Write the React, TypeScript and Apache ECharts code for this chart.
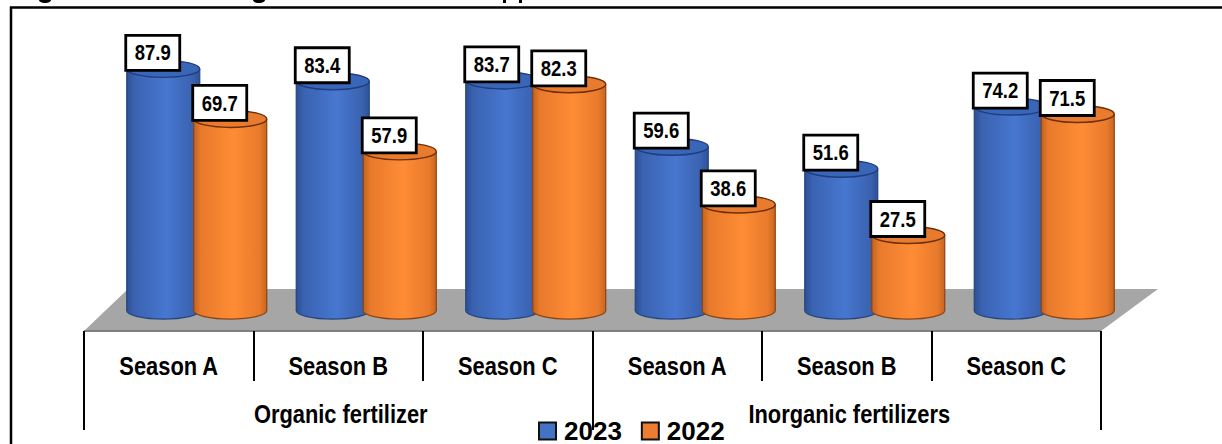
import React, { useEffect, useRef } from "react";
import * as echarts from "echarts";

const seasons = ["Season A", "Season B", "Season C", "Season A", "Season B", "Season C"];
const groups = ["Organic fertilizer", "Inorganic fertilizers"];
const values2023 = [87.9, 83.4, 83.7, 59.6, 51.6, 74.2];
const values2022 = [69.7, 57.9, 82.3, 38.6, 27.5, 71.5];

const FONT = "'Liberation Sans', Arial, sans-serif";

const grad = (a: string, b: string, c: string, d: string) => ({
  type: "linear", x: 0, y: 0, x2: 1, y2: 0,
  colorStops: [
    { offset: 0, color: a }, { offset: 0.1, color: b }, { offset: 0.55, color: c },
    { offset: 0.9, color: b }, { offset: 1, color: d },
  ],
});

const cylinder = (offsetRatio: number, fill: any, cap: string, rim: string, edge: string) =>
  (_p: any, api: any) => {
    const band = api.size([1, 0])[0];
    const [cx0, top] = api.coord([api.value(0), api.value(1)]);
    const [, base] = api.coord([api.value(0), 0]);
    const cx = cx0 + band * offsetRatio;
    const rx = 36.5, ry = 8.5;
    const line = (x: number) => ({
      type: "line",
      shape: { x1: x, y1: top, x2: x, y2: base },
      style: { stroke: edge, lineWidth: 1.2 },
    });
    return {
      type: "group",
      children: [
        { type: "ellipse", shape: { cx, cy: base, rx, ry }, style: { fill, stroke: edge, lineWidth: 1.2 } },
        { type: "rect", shape: { x: cx - rx, y: top, width: rx * 2, height: base - top }, style: { fill } },
        line(cx - rx),
        line(cx + rx),
        { type: "ellipse", shape: { cx, cy: top, rx, ry }, style: { fill: cap, stroke: rim, lineWidth: 1.4 } },
      ],
    };
  };

const labelBox = (offsetRatio: number) => (_p: any, api: any) => {
  const band = api.size([1, 0])[0];
  const [cx0, top] = api.coord([api.value(0), api.value(1)]);
  const cx = cx0 + band * offsetRatio - 10.5;
  const cy = top - 16;
  return {
    type: "group",
    children: [
      { type: "rect", shape: { x: cx - 27, y: cy - 17.5, width: 54, height: 35 }, style: { fill: "#fff", stroke: "#000", lineWidth: 2.8 } },
      {
        type: "text", x: cx, y: cy, scaleX: 0.84,
        style: {
          x: 0, y: 0, text: api.value(1).toFixed(1), align: "center", verticalAlign: "middle",
          fill: "#000", font: `bold 22px ${FONT}`,
        },
      },
    ],
  };
};

const axisText = (texts: string[], y: number, scaleX: number, shift: number) => (_p: any, api: any) => {
  const i = api.value(0);
  const [cx] = api.coord([i, 0]);
  return {
    type: "text", x: cx + shift, y, scaleX,
    style: {
      x: 0, y: 0, text: texts[i], align: "center", verticalAlign: "middle",
      fill: "#000", font: `bold 25px ${FONT}`,
    },
  };
};

const pairs = (vals: number[]) => vals.map((v, i) => [i, v]);
const indexRows = (names: string[]) => names.map((_n, i) => [i, 0]);

export default function App() {
  const ref = useRef<HTMLDivElement>(null);
  useEffect(() => {
    const chart = echarts.init(ref.current!, undefined, { renderer: "svg" });
    const BLUE = grad("#2b4f94", "#3a62b0", "#4777d0", "#2d5296");
    const ORANGE = grad("#c2621f", "#e87a2c", "#ff8c35", "#c9661f");
    chart.setOption({
      animation: false,
      backgroundColor: "#fff",
      grid: { left: 84, right: 121, top: 35.6, bottom: 133.4 },
      xAxis: [
        {
          type: "category", data: seasons, position: "bottom", offset: 20.4,
          axisLine: { show: false, onZero: false },
          axisTick: { show: true, length: 50, lineStyle: { color: "#000", width: 2 } },
          axisLabel: { show: false },
        },
        {
          type: "category", data: groups, position: "bottom", offset: 20.4,
          axisLine: { show: false, onZero: false },
          axisTick: { show: true, length: 99, lineStyle: { color: "#000", width: 2 } },
          axisLabel: { show: false },
        },
      ],
      yAxis: { type: "value", min: 0, max: 100, show: false },
      legend: {
        data: ["2023", "2022"], left: 538, top: 418, padding: 0, itemWidth: 17, itemHeight: 17, itemGap: 19,
        icon: "rect", selectedMode: false,
        itemStyle: { borderColor: "#111", borderWidth: 2 },
        textStyle: { color: "#000", fontFamily: FONT, fontWeight: "bold", fontSize: 26, lineHeight: 24, padding: [0, 0, 0, 3] },
      },
      graphic: [
        { type: "rect", z: -1, shape: { x: 11, y: 7.5, width: 1300, height: 500 }, style: { fill: "#fff", stroke: "#000", lineWidth: 2.5 } },
        { type: "polygon", z: 0, shape: { points: [[84, 331], [1101, 331], [1158, 289], [128, 289]] }, style: { fill: "#a6a6a6" } },
        { type: "line", z: 0, shape: { x1: 84, y1: 331, x2: 1101, y2: 331 }, style: { stroke: "#808080", lineWidth: 2 } },
        { type: "ellipse", z: 0, shape: { cx: 45, cy: 0, rx: 6, ry: 3 }, style: { fill: "#000" } },
        { type: "ellipse", z: 0, shape: { cx: 259, cy: 0, rx: 6, ry: 3 }, style: { fill: "#000" } },
        { type: "rect", z: 0, shape: { x: 503, y: 0, width: 3, height: 3 }, style: { fill: "#000" } },
        { type: "rect", z: 0, shape: { x: 519, y: 0, width: 3, height: 3 }, style: { fill: "#000" } },
      ],
      series: [
        { name: "2023", type: "custom", data: pairs(values2023), itemStyle: { color: "#4472c4" }, renderItem: cylinder(-5.5 / 169.5, BLUE, "#3a66b8", "#1f3d80", "#25467f"), clip: false },
        { name: "2022", type: "custom", data: pairs(values2022), itemStyle: { color: "#ed7d31" }, renderItem: cylinder(61.5 / 169.5, ORANGE, "#e87b2e", "#6e2f08", "#8a4412"), clip: false },
        { name: "labels2023", type: "custom", data: pairs(values2023), renderItem: labelBox(-5.5 / 169.5), clip: false },
        { name: "labels2022", type: "custom", data: pairs(values2022), renderItem: labelBox(61.5 / 169.5), clip: false },
        { name: "seasonLabels", type: "custom", xAxisIndex: 0, data: indexRows(seasons), renderItem: axisText(seasons, 366, 0.875, 0), clip: false },
        { name: "groupLabels", type: "custom", xAxisIndex: 1, data: indexRows(groups), renderItem: axisText(groups, 414, 0.875, 2.5), clip: false },
      ],
    });
    return () => chart.dispose();
  }, []);
  return <div ref={ref} style={{ position: "fixed", left: 0, top: 0, width: 1222, height: 444 }} />;
}
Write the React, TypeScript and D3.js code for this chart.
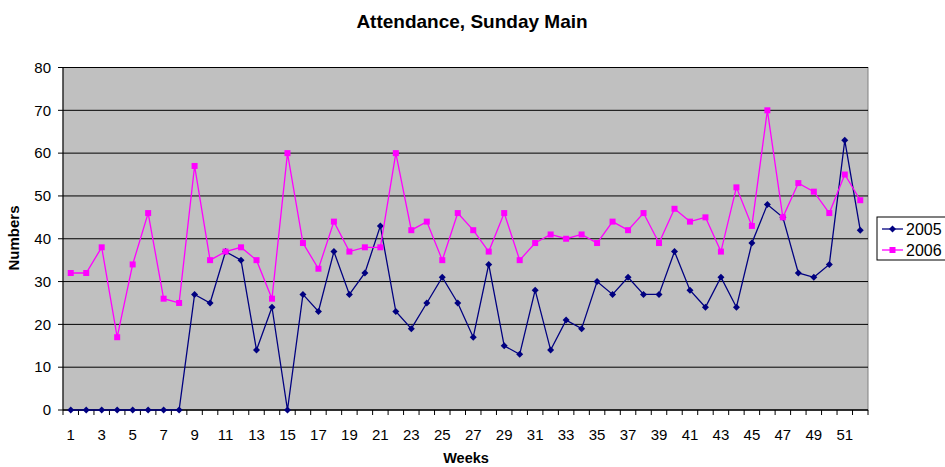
import React from 'react';
import * as d3 from 'd3';

const weeks = d3.range(1, 53);
const attendance2005 = [
  0, 0, 0, 0, 0, 0, 0, 0, 27, 25, 37, 35, 14, 24, 0, 27, 23, 37, 27, 32, 43, 23, 19, 25, 31, 25,
  17, 34, 15, 13, 28, 14, 21, 19, 30, 27, 31, 27, 27, 37, 28, 24, 31, 24, 39, 48, 45, 32, 31, 34, 63, 42,
];
const attendance2006 = [
  32, 32, 38, 17, 34, 46, 26, 25, 57, 35, 37, 38, 35, 26, 60, 39, 33, 44, 37, 38, 38, 60, 42, 44, 35, 46,
  42, 37, 46, 35, 39, 41, 40, 41, 39, 44, 42, 46, 39, 47, 44, 45, 37, 52, 43, 70, 45, 53, 51, 46, 55, 49,
];
const yTicks = [0, 10, 20, 30, 40, 50, 60, 70, 80];

const series = [
  { name: '2005', values: attendance2005, color: '#000080', marker: 'diamond' },
  { name: '2006', values: attendance2006, color: '#FF00FF', marker: 'square' },
];

const W = 945;
const H = 467;
const margin = { left: 63, right: 868, top: 67.5, bottom: 410 };
const font = 'Liberation Sans, Arial, sans-serif';

const App = () => {
  const x = d3.scaleBand<number>().domain(weeks).range([margin.left, margin.right]).padding(0);
  const y = d3.scaleLinear().domain([0, 80]).range([margin.bottom, margin.top]);
  const cx = (w: number) => (x(w) as number) + x.bandwidth() / 2;

  const line = d3
    .line<number>()
    .x((_, i) => cx(weeks[i]))
    .y((d) => y(d));

  const marker = (kind: string, color: string, px: number, py: number, key: any) =>
    kind === 'diamond' ? (
      <path key={key} d={`M${px},${py - 3.5}L${px + 3.5},${py}L${px},${py + 3.5}L${px - 3.5},${py}Z`} fill={color} />
    ) : (
      <rect key={key} x={px - 3} y={py - 3} width={6} height={6} fill={color} />
    );

  return (
    <svg width={W} height={H} style={{ position: 'absolute', left: 0, top: 0, background: '#fff' }} fontFamily={font}>
      <text x={472} y={28} textAnchor="middle" fontSize={19} fontWeight="bold">
        Attendance, Sunday Main
      </text>

      {/* plot area */}
      <rect x={margin.left} y={margin.top} width={margin.right - margin.left} height={margin.bottom - margin.top} fill="#C0C0C0" stroke="#808080" />

      {yTicks.map((t) => (
        <g key={t}>
          <line x1={margin.left} x2={margin.right} y1={y(t)} y2={y(t)} stroke="#000" strokeWidth={1} />
          <line x1={margin.left - 5} x2={margin.left} y1={y(t)} y2={y(t)} stroke="#000" />
          <text x={51} y={y(t)} dy="0.35em" textAnchor="end" fontSize={15}>
            {t}
          </text>
        </g>
      ))}

      <line x1={margin.left} x2={margin.left} y1={margin.top} y2={margin.bottom} stroke="#000" />
      <line x1={margin.left} x2={margin.right} y1={margin.bottom} y2={margin.bottom} stroke="#000" />

      {weeks.map((w) => (
        <line key={w} x1={x(w)} x2={x(w)} y1={margin.bottom} y2={margin.bottom + 5} stroke="#000" />
      ))}
      <line x1={margin.right} x2={margin.right} y1={margin.bottom} y2={margin.bottom + 5} stroke="#000" />
      {weeks
        .filter((w) => w % 2 === 1)
        .map((w) => (
          <text key={w} x={cx(w)} y={440} textAnchor="middle" fontSize={15}>
            {w}
          </text>
        ))}

      <text x={466} y={463} textAnchor="middle" fontSize={14.5} fontWeight="bold">
        Weeks
      </text>
      <text transform="translate(19,238) rotate(-90)" textAnchor="middle" fontSize={15} fontWeight="bold">
        Numbers
      </text>

      {series.map((s) => (
        <g key={s.name}>
          <path d={line(s.values) as string} fill="none" stroke={s.color} strokeWidth={1.3} />
          {s.values.map((v, i) => marker(s.marker, s.color, cx(weeks[i]), y(v), i))}
        </g>
      ))}

      {/* legend */}
      <rect x={877} y={217} width={72} height={43} fill="#fff" stroke="#000" />
      {series.map((s, i) => {
        const ly = 229 + i * 21;
        return (
          <g key={s.name}>
            <line x1={882} x2={903} y1={ly} y2={ly} stroke={s.color} strokeWidth={1.3} />
            {marker(s.marker, s.color, 892.5, ly, 'm')}
            <text x={906} y={ly} dy="0.35em" fontSize={16}>
              {s.name}
            </text>
          </g>
        );
      })}
    </svg>
  );
};

export default App;
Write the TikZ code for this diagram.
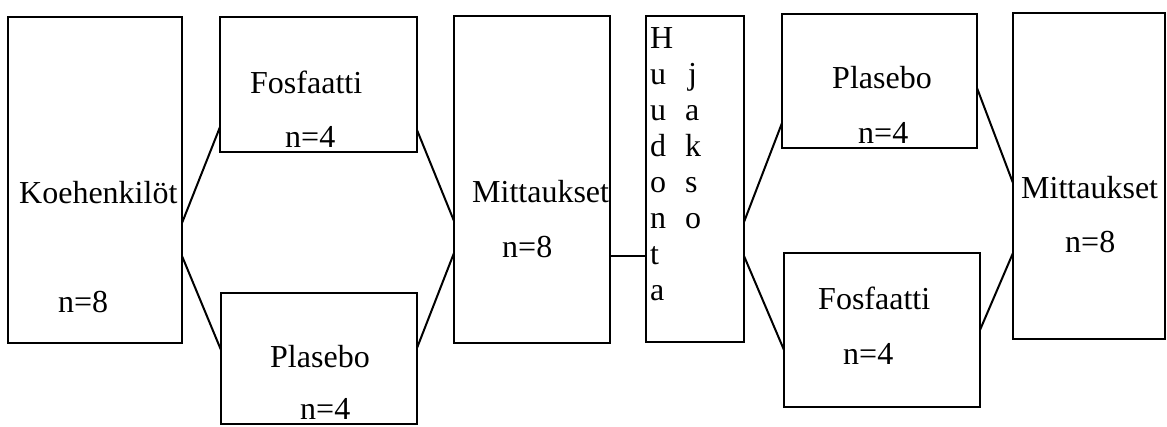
\documentclass[tikz,border=0pt]{standalone}
\usepackage{fontspec}
\setmainfont{Liberation Serif}
\begin{document}
\begin{tikzpicture}[x=1pt,y=-1pt,
  box/.style={draw=black,line width=2pt,inner sep=0pt,outer sep=0pt,rectangle},
  txt/.style={anchor=base west,inner sep=0pt,font=\fontsize{32}{36}\selectfont},
  link/.style={draw=black,line width=2pt},
  thinlink/.style={draw=black,line width=1.2pt}]
\useasboundingbox (0,0) rectangle (1167,426);
% boxes
\node[box,minimum width=174pt,minimum height=326pt] (koe)  at (95,180) {};
\node[box,minimum width=197pt,minimum height=135pt] (fos1) at (318.5,84.5) {};
\node[box,minimum width=196pt,minimum height=131pt] (pla1) at (319,358.5) {};
\node[box,minimum width=156pt,minimum height=327pt] (mit1) at (532,179.5) {};
\node[box,minimum width=98pt,minimum height=326pt]  (huu)  at (695,179) {};
\node[box,minimum width=195pt,minimum height=134pt] (pla2) at (879.5,81) {};
\node[box,minimum width=196pt,minimum height=154pt] (fos2) at (882,330) {};
\node[box,minimum width=152pt,minimum height=326pt] (mit2) at (1089,176) {};
% texts
\node[txt] (t1) at (19,203) {Koehenkilöt};
\node[txt] (t2) at (58,312) {n=8};
\node[txt] (t3) at (250,93) {Fosfaatti};
\node[txt] (t4) at (285,147) {n=4};
\node[txt] (t5) at (270,367) {Plasebo};
\node[txt] (t6) at (300,419) {n=4};
\node[txt] (t7) at (472,202) {Mittaukset};
\node[txt] (t8) at (502,257) {n=8};
\node[txt] (t9) at (832,88) {Plasebo};
\node[txt] (t10) at (858,143) {n=4};
\node[txt] (t11) at (818,309) {Fosfaatti};
\node[txt] (t12) at (843,364) {n=4};
\node[txt] (t13) at (1021,198) {Mittaukset};
\node[txt] (t14) at (1065,252) {n=8};
% vertical letters
\node[txt] (h1) at (650,48) {H};
\node[txt] (h2) at (650,84) {u};
\node[txt] (h3) at (650,120) {u};
\node[txt] (h4) at (650,156) {d};
\node[txt] (h5) at (650,192) {o};
\node[txt] (h6) at (650,228) {n};
\node[txt] (h7) at (650,264) {t};
\node[txt] (h8) at (650,300) {a};
\node[txt] (j1) at (688,84) {j};
\node[txt] (j2) at (685,120) {a};
\node[txt] (j3) at (685,156) {k};
\node[txt] (j4) at (685,192) {s};
\node[txt] (j5) at (685,228) {o};
% connectors
\draw[link] (koe.east |- 0,223) -- (fos1.west |- 0,127);
\draw[link] (koe.east |- 0,256) -- (pla1.west |- 0,350);
\draw[link] (fos1.east |- 0,130) -- (mit1.west |- 0,221);
\draw[link] (pla1.east |- 0,348) -- (mit1.west |- 0,253);
\draw[thinlink] (mit1.east |- 0,256) -- (huu.west |- 0,256);
\draw[link] (huu.east |- 0,222) -- (pla2.west |- 0,123);
\draw[link] (huu.east |- 0,256) -- (fos2.west |- 0,350);
\draw[link] (pla2.east |- 0,88) -- (mit2.west |- 0,183);
\draw[link] (fos2.east |- 0,330) -- (mit2.west |- 0,253);
\end{tikzpicture}
\end{document}
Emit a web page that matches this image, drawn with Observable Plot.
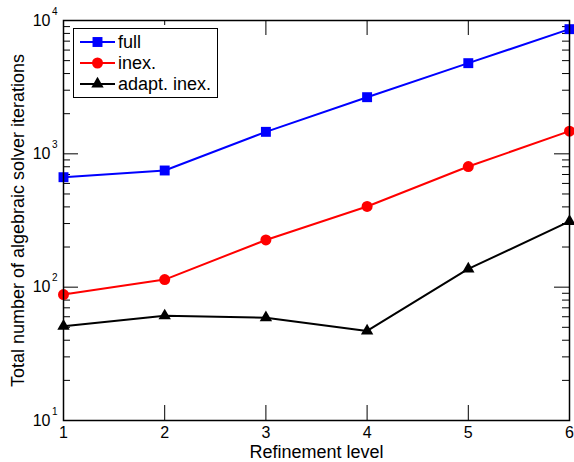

◆ ◆ ◆ ◆

Exercise objective —
Do not include pictures. Give again exactly the lines starting at the one with "Write the React, TypeScript and D3.js" and ending at the one with "const font = 'Liberation", both included.

Finished answer —
Write the React, TypeScript and D3.js code for this chart.
import React from 'react';
import * as d3 from 'd3';

const weeks = d3.range(1, 53);
const attendance2005 = [
  0, 0, 0, 0, 0, 0, 0, 0, 27, 25, 37, 35, 14, 24, 0, 27, 23, 37, 27, 32, 43, 23, 19, 25, 31, 25,
  17, 34, 15, 13, 28, 14, 21, 19, 30, 27, 31, 27, 27, 37, 28, 24, 31, 24, 39, 48, 45, 32, 31, 34, 63, 42,
];
const attendance2006 = [
  32, 32, 38, 17, 34, 46, 26, 25, 57, 35, 37, 38, 35, 26, 60, 39, 33, 44, 37, 38, 38, 60, 42, 44, 35, 46,
  42, 37, 46, 35, 39, 41, 40, 41, 39, 44, 42, 46, 39, 47, 44, 45, 37, 52, 43, 70, 45, 53, 51, 46, 55, 49,
];
const yTicks = [0, 10, 20, 30, 40, 50, 60, 70, 80];

const series = [
  { name: '2005', values: attendance2005, color: '#000080', marker: 'diamond' },
  { name: '2006', values: attendance2006, color: '#FF00FF', marker: 'square' },
];

const W = 945;
const H = 467;
const margin = { left: 63, right: 868, top: 67.5, bottom: 410 };
const font = 'Liberation Sans, Arial, sans-serif';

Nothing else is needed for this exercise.